Later in the century, Sam Clemens became enmeshed in the developments leading to mechanical setting of type. Here his years of hand composition fixed his anticipations. Imagining that the technical path was keyboard assembly of pre-cast type, he lost his fortune investing in the doomed Paige typesetter. Meanwhile, the clock maker, Ottmar Merganthaler developed the line caster based on the keyboard assembly of counter-form matricies.

Walt Whitman’s apprenticeship at the case and his activities and connections in the book production community contributed to his success. He directly managed production of his books, including his participation in the imposition, composition, printing, illustration and binding of the first edition of Leaves of Grass. This exceptional production has proven a timeless, continually modern, book work. He ingeniously utilized the resources of materials, skills and technologies to create a physical work of art that conveys his voice.

Various components of the 1855 edition help to explain its physical presence while they also reflect the industrial habitat of book production in the New York city region. The text paper is machine made, though rag derived. It comes from the stock of the dingy, paper dust clouded, job printing shop where the book was printed. This is the precursor paper of our own laser and copier stocks.

The binding is produced with the earliest, purpose made, book cloth and the binding construction illustrates the revolutionary case construction by then a predominant method only in New York. Case construction, as contrasted with the previous in-boards construction, introduced the technological pathway that would eventually lead to mechanization of the bookbinding process.

Another component featured in Walt Whitman’s 1855 Leaves of Grass was one of which he was not aware. This was the sewing of the book which was the domain of a women’s work force whose methods and specifications would not be fully understood by the book making men. It is in the sewing that we observe one of the few features of routine and cost cutting among all the others that characterize an exceptional book production.
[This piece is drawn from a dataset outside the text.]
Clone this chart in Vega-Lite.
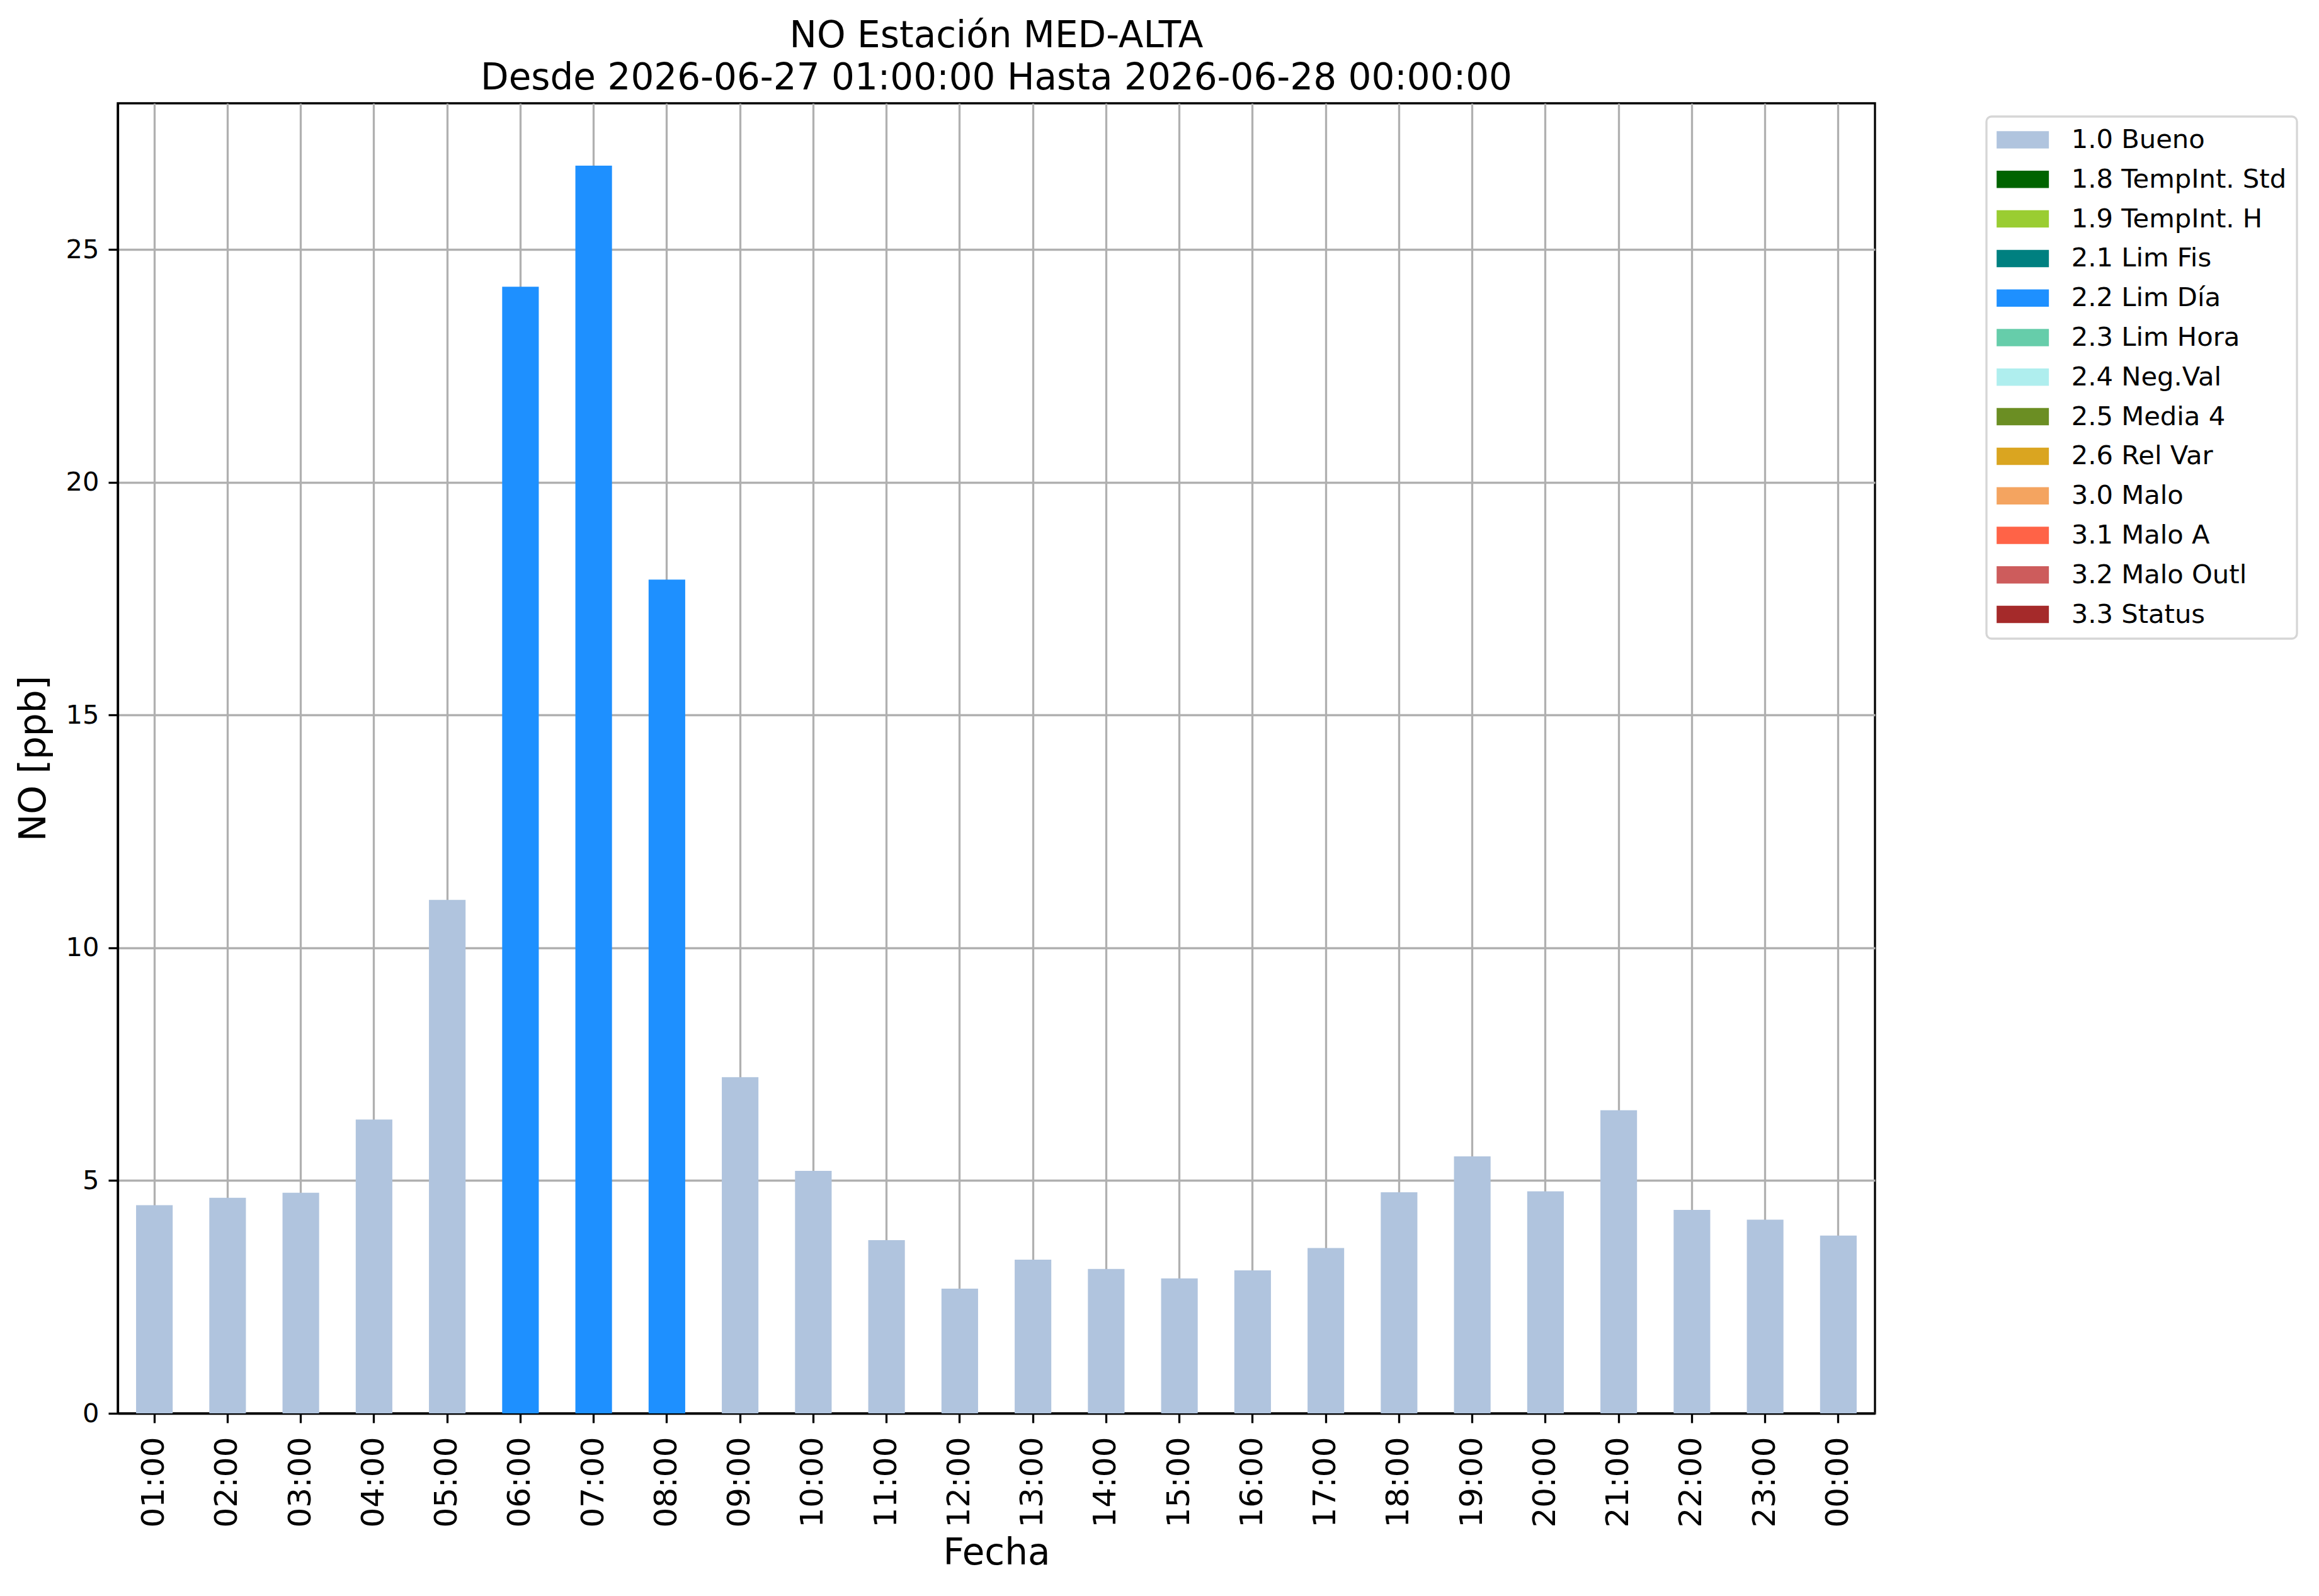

The women worked from a standard length of thread provided in skeins and hung from their sewing frames. Books of various heights and thicknesses were all sewn as endless stacks of gatherings to be separated into individual volumes in a subsequent step. The set thread length, divided by the distance between the outer sewing stations, gave the number of gatherings that could be sewn between knots. The women could not control the pull through time of the fixed length of thread, but they could influence the distance between outer sewing stations and, thereby, the number of gatherings which could be sewn between knots and needle re-threadings. Such seeming the small time savings were important when we consider the speed of repetitive hand sewing induced by a meager piece rate per gathering.

Book sewing remained a conventionalized, female gendered operation throughout the hand sewn book period. The standard stitching on sunken cords, attaching two gatherings for every pass of the thread, remained the same across the revolution from in-boards to case construction. This crucial, mid 19th century industrial change involved reassignment of men at forwarding and finishing and significant modification of their methods and equipment while it left the women and their sewing work undisturbed.

The 1855 Leaves of Grass is conventionally sewn in a high production hand sewing operation. It was indistinguishably treated amid an unending workflow. The distance between outer sewing stations extended to only 2/3 of the text height. The gatherings were sewn two at a time resulting in only two stitches per gathering and these stitches only extended to 1/3 of the text height.

This sewing for a text as large at the 1855 edition (22.0 cm gold edge variation text block and 28.5 cm plain edge variation text block) was so abbreviated that it has impaired the durability of the publication. It was consistently applied in the forwarding of all the binding variants. As such it is an exemplar of cheap book production practice, typical of the industrialized hand methods, but at odds with a quality of the book that Walt intended to make.

Gary Frost 11.11.05

(1.) Powers, Ron, Mark Twain, A Life, Free Press, 2005, p.50. (2.) Folsom, Ed, Whitman Making Books, Books Making Whitman, University of Iowa Press, 2005, p.4.